The duo then powered towards the line and it was the Italian who prevailed, with Cavendish taking second and Roberto Ferrari (Androni Giocattoli-Venezuela) in third.

Cavendish, who had earlier won the day's intermediate sprint, had the consolation of extending his lead in the points classification to 29 points from Joaquim Rodríguez (Katusha), with three stages remaining in the battle for the maglia rossa.

With the field finishing together, Rodríguez remains top of the overall standings, 30 seconds in front of Ryder Hesjedal (Garmin-Barracuda) and 1:22 ahead of Ivan Basso (Liquigas-Cannondale). Team Sky duo Rigoberto Urán and Sergio Henao are fifth and 10th respectively, with Urán retaining the young rider's jersey.

Show of strength

The stage had seen a superb team display from Team Sky, despite the fact they were down to seven men after the withdrawals of Peter Kennaugh and Jeremy Hunt.
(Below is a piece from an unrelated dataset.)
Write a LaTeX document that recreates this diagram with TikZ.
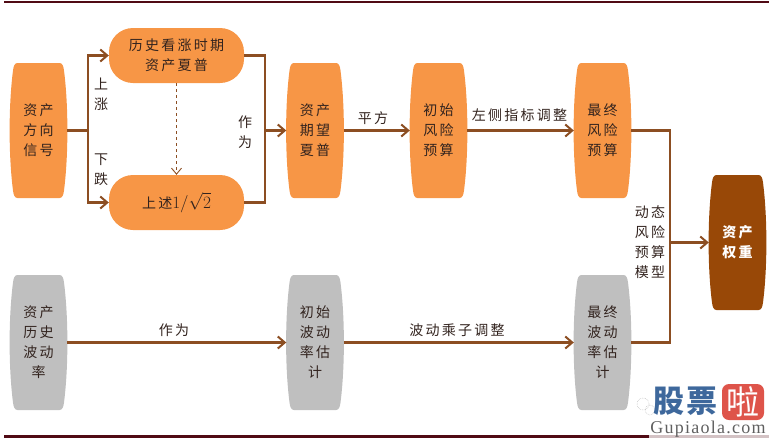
\documentclass[tikz,border=0pt]{standalone}
\usepackage[no-math]{fontspec}
\setmainfont[LetterSpace=16]{Noto Sans CJK SC}
\newfontfamily\wmfont[LetterSpace=7]{Liberation Serif}
\newfontfamily\plainfont{Noto Sans CJK SC}
\usetikzlibrary{arrows.meta}
\definecolor{orfill}{RGB}{247,150,70}
\definecolor{grfill}{RGB}{191,191,191}
\definecolor{brfill}{RGB}{152,72,7}
\definecolor{conn}{RGB}{140,78,34}
\definecolor{rulec}{RGB}{80,10,20}
\definecolor{txt}{RGB}{50,35,30}
\definecolor{wmblue}{RGB}{62,104,156}
\definecolor{wmred}{RGB}{222,84,74}
\newcommand{\barrelshape}[3]{%
  \fill[#3] (#1-21,#2-67.5) -- (#1+21,#2-67.5)
    .. controls (#1+24,#2-67.5) and (#1+25,#2-64) .. (#1+25.5,#2-60)
    .. controls (#1+30,#2-25) and (#1+30,#2+25) .. (#1+25.5,#2+60)
    .. controls (#1+25,#2+64) and (#1+24,#2+67.5) .. (#1+21,#2+67.5)
    -- (#1-21,#2+67.5)
    .. controls (#1-24,#2+67.5) and (#1-25,#2+64) .. (#1-25.5,#2+60)
    .. controls (#1-30,#2+25) and (#1-30,#2-25) .. (#1-25.5,#2-60)
    .. controls (#1-25,#2-64) and (#1-24,#2-67.5) .. (#1-21,#2-67.5) -- cycle;}
\tikzset{
  basetext/.style={font=\fontsize{14}{20}\selectfont,text=txt,align=center,inner sep=0pt},
  barrelbox/.style={basetext,minimum width=57pt,minimum height=135pt},
  pillbox/.style={basetext,fill=orfill,rounded corners=24pt,minimum width=135pt,minimum height=55pt},
  lab/.style={basetext},
  flow/.style={draw=conn,line width=2.4pt,-{Straight Barb[length=7pt,width=12pt,line width=2pt]}},
  link/.style={draw=conn,line width=2.4pt},
  dashlink/.style={draw=conn,line width=1pt,dashed,-{Straight Barb[length=6pt,width=10pt,line width=.9pt]}},
}
\begin{document}
\begin{tikzpicture}[x=1pt,y=-1pt]
\useasboundingbox (0,0) rectangle (769,440);
\fill[rulec] (4,1) rectangle (769,3);
\fill[rulec] (4,435) rectangle (649,437.5);
\fill[rulec!25] (649,435) rectangle (769,437.5);

\barrelshape{38.5}{130.5}{orfill}
\barrelshape{315}{130.5}{orfill}
\barrelshape{438.5}{130.5}{orfill}
\barrelshape{602.5}{130.5}{orfill}
\barrelshape{737.5}{242.5}{brfill}
\barrelshape{38.5}{342.5}{grfill}
\barrelshape{315}{342.5}{grfill}
\barrelshape{602.5}{342.5}{grfill}

\node[barrelbox] (sig) at (38.5,130.5) {资产\\方向\\信号};
\node[barrelbox] (exp) at (315,130.5) {资产\\期望\\夏普};
\node[barrelbox] (ini) at (438.5,130.5) {初始\\风险\\预算};
\node[barrelbox] (fin) at (602.5,130.5) {最终\\风险\\预算};
\node[barrelbox,text=white,font=\fontsize{14}{20}\selectfont\bfseries] (wgt) at (737.5,242.5) {资产\\权重};
\node[barrelbox] (his) at (38.5,342.5) {资产\\历史\\波动\\率};
\node[barrelbox] (iv) at (315,342.5) {初始\\波动\\率估\\计};
\node[barrelbox] (fv) at (602.5,342.5) {最终\\波动\\率估\\计};
\node[pillbox] (up) at (176.5,55.5) {历史看涨时期\\资产夏普};
\node[pillbox] (dn) at (176.5,202.5) {上述{\fontsize{17}{20}\selectfont$1/\sqrt{2}$}};

\coordinate (split) at (88,130.5);
\coordinate (merge) at (265,130.5);
\coordinate (bus) at (670,242.5);

\draw[link] (sig.east) -- (split);
\draw[flow] (split) |- (up.west);
\draw[flow] (split) |- (dn.west);
\draw[link] (up.east) -| (merge);
\draw[link] (dn.east) -| (merge);
\draw[flow] (merge) -- (exp.west);
\draw[dashlink] (up.south) -- (dn.north);
\draw[flow] (exp.east) -- (ini.west);
\draw[flow] (ini.east) -- (fin.west);
\draw[link] (fin.east) -| (bus);
\draw[link] (fv.east) -| (bus);
\draw[flow] (bus) -- (wgt.west);
\draw[flow] (his.east) -- (iv.west);
\draw[flow] (iv.east) -- (fv.west);

\node[lab] (l1) at (101,94) {上\\涨};
\node[lab] (l2) at (101,170) {下\\跌};
\node[lab] (l3) at (245,132.5) {作\\为};
\node[lab] (l4) at (373,118) {平方};
\node[lab] (l5) at (519.5,115) {左侧指标调整};
\node[lab] (l6) at (174,330) {作为};
\node[lab] (l7) at (457,330) {波动乘子调整};
\node[lab] (l8) at (650,242.5) {动态\\风险\\预算\\模型};

% watermark
\draw[gray!45,densely dotted,line width=.6pt] (643,404) circle (6pt);
\draw[gray!45,densely dotted,line width=.6pt] (650,410) circle (5pt);
\node[inner sep=0pt,text=wmblue,font=\plainfont\fontsize{31}{31}\selectfont\bfseries] (wm1) at (669,401) {股};
\node[inner sep=0pt,text=wmblue,font=\plainfont\fontsize{31}{31}\selectfont\bfseries] (wm2) at (702,401) {票};
\fill[wmred,rounded corners=7pt] (722,384) rectangle (764,420);
\node[inner sep=0pt,text=white,font=\plainfont\fontsize{33}{33}\selectfont] (wm3) at (743,402) {啦};
\node[inner sep=0pt,text=gray!75!black,font=\wmfont\fontsize{18}{18}\selectfont] (wm4) at (708,429) {Gupiaola.com};
\end{tikzpicture}
\end{document}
With the finish in Vedelago 929 metres below the start in San Vito di Cadore it was always going to be a fast stage - with an average speed of over 49km/h - and a four-man break of Manuele Boaro (Saxo Bank), Stef Clement (Rabobank), Pierpaolo De Negri (Farnese Vini) and Angelo Pagani (Colnago-CSF) got away early but were never allowed to open up a lead much over three minutes.

That was closed down in eye-catching fashion by Team Sky as the intermediate sprint point approached after 84km at Cesiomaggiore, reeling the break in with a kilometre remaining to tee up Cavendish for the maximum eight-point haul.

A second four-man break then went clear after that point, with Clement again featuring, this time along with Mickaël Delage (FDJ-BigMat), Olivier Kaisen (Lotto-Belisol) and Martijn Keizer (Vacansoleil-DCM).

But with Team Sky's Ian Stannard almost single-handedly driving the peloton, their advantage was capped at a minute and gradually brought back as the closing stages approached.

When it was all back together Stannard and Juan Antonio Flecha continued to drill it on the front before Saxo Bank moved en masse to take over the pacesetting in the closing 3km.

Bernhard Eisel put in another big kick after the flamme rouge before Thomas took over to launch Cavendish for the final sprint.

Afterwards Eisel said: "It was a long straight finish so people from behind always have a nice slipstream and that’s what happened, Guardini did a good sprint.

"But it’s been a good three weeks for far for us; we’ve won three stages and I’m pretty sure we’ll take the white jersey. Cav and I will make it to Milan and we’ll see what happens with the red jersey.

"We've just had some nasty crashes to test us but I think we’re all pretty happy with how it's gone."

Teamwork

And Sports Director Steven de Jongh told us: "We wanted it to come down to a bunch sprint today and that’s what we got. The guys worked really hard with Ian particularly impressive on the front and making sure everything came back together just when we wanted it.

"The boys did a fantastic job to lead Cav out for that intermediate sprint, and then again at the end. He just left it a fraction too late though and was unable to come around Guardini at the finish.

"He’s disappointed about that but is 29 points ahead of Rodriguez now and he can’t do any more than that.

"Sergio and Rigo both came through fine and hopefully benefitted from an easy-ish day in the saddle. Tomorrow they will be giving it their all again and aiming to keep pace with the best climbers in the world on what will be a super-hard day."

Friday's stage is the first of an epic double-header back in the mountains to sort out the general classification, a 198km trek from Treviso to Alpe di Pampeago/Val di Fiemme.